A long process of reflection was generated as a result of the failure of the Cordillera Azul National Park Technical Roundtable, created in September 2022, to push for a new social contract where conservation practice recognises and respects the rights of the Kichwa communities. The Roundtable was suspended in January 2023 and again in September of the same year, due to SERNANP and CIMA prioritising their institutional agendas, without respecting the demands of the Kichwa people and the historical agreements reached for a more just form of conservation. In particular, the point related to territorial demarcation within PAs following the current regulations, established in RM-136-2022-MIDAGRI.

The conservation model proposed by the PNCAZ has been questioned on various occasions by the Kichwa communities and their organisations, leading to alerts before the International Union for Conservation of Nature (IUCN) system in 2021; the United Nations Committee on the Elimination of Racial Discrimination (CERD), which has reiterated to the Peruvian State its previous recommendations on the protection of the territorial rights of Indigenous peoples; as well as in the judicial process that the Kichwa community of Puerto Franco has been bravely sustaining.

In Shilcayo, they also recalled their advocacy efforts targeting some of the buyers of Cordillera Azul carbon credits; the various advocacy trips that Kichwa leaders have made in Lima and internationally, such as at COP26 and COP27, as well as the VIII Regional Forum on Business and Human Rights for Latin America and the Caribbean organised by the Office of the United Nations High Commissioner for Human Rights (OHCHR).

They also reflected on how the spaces offered by SERNANP, through its Management Committees, do not allow for full and effective participation, without favourable results for the communities, and end up being a model of false participation to legitimise the presence of the area.

And so, for two days in Shilcayo, in the Lower Huallaga, the Kichwa communities and their organisations wove their agenda of struggle, reaffirming their determination to continue pushing for autonomy in order to recover their territories and confront an exclusionary and colonial conservation model that refuses to open up to new paradigms.

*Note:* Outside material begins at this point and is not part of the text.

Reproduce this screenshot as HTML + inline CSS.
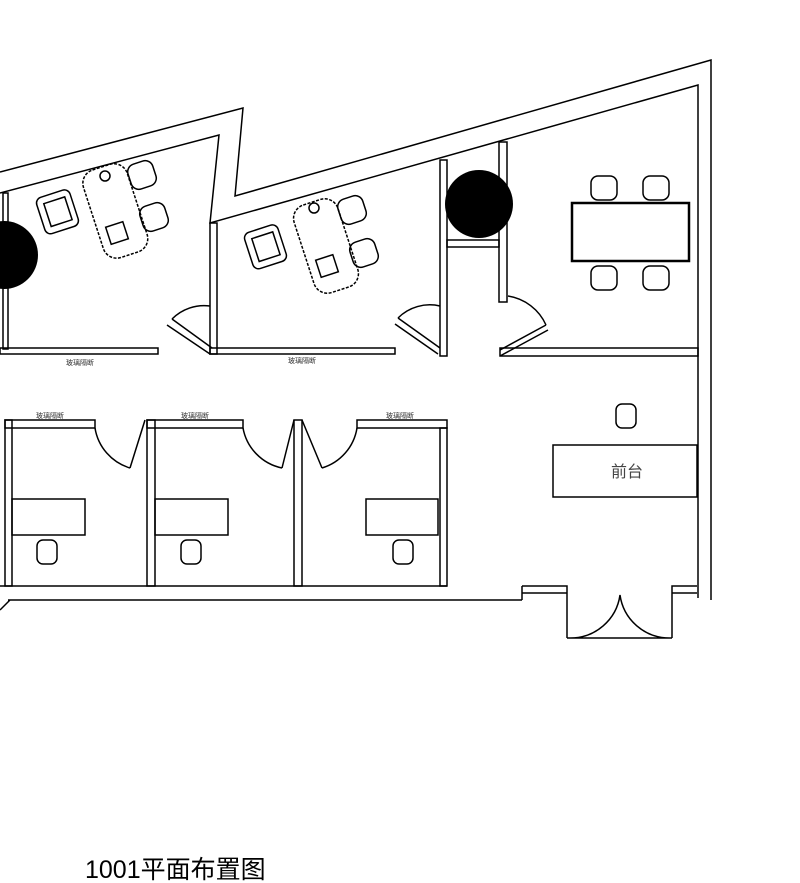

In this way, the participants launched the Shilcayo Declaration, which can be read in full here, and in general terms mentions that:

  1. They renew their commitment to build their autonomy and self-determination as a people, especially to recover their territories that have been taken away by a colonial and exclusionary conservation model that continues to render them invisible in the country.
  2. They reaffirm their decision, based on their nationally and internationally recognised right to self-determination, to advance territorial self-demarcation within the Cordillera Azul National Park and Cordillera Escalera Regional Conservation Area.
  3. They will continue to demand that the State, especially the DRASAM, SERNANP, and ACR-CE comply with RM 136-2022-MIDAGRI, which allows for the demarcation of communal territories within PAs.
  4. The buyers of carbon credits from the Cordillera Azul National Park - including Total Energies, Shell, BHP, and others - will continue to be held accountable for having invested in a Park that dispossessed them of their territories.
  5. MINAM should once and for all supervise and regulate carbon credit trading, which has benefited at the expense of Kichwa territory, and the necessary safeguards should be approved. Furthermore, it must recognise the right of the Kichwa people to benefit from environmental conservation activities in their territory, as recognised by Convention 169 and the jurisprudence of the Inter-American Court of Human Rights.
  6. They reject the fact that CIMA and SERNANP continue to try to divide the communities of the structured Indigenous movement in order to implement their projects in their attempts to show that they listen to Kichwa demands and respect Kichwa rights.
  7. They reject the stigmatisation, criminalisation and defamation campaigns against the leaders who have been defending the Kichwa territory.
  8. They condemn the long delay of the IUCN, which, more than two and a half years after receiving their alert for having awarded the Cordillera Azul National Park through inclusion in its Green List, has not had the courage to give a clear answer as to whether or not to remove the Park from the List.
  9. They do not recognise the Management Committee of the Cordillera Azul National Park and the Cordillera Escalera Regional Conservation Area as spaces for full and effective participation and accountability regarding the management of these areas. There is a need to think through and design other models of management and participation for Indigenous peoples.
  10. They express their solidarity with other Indigenous peoples in Peru and the world who are struggling against an unjust system of protected areas based on the exclusion of lives and memories affecting their rights.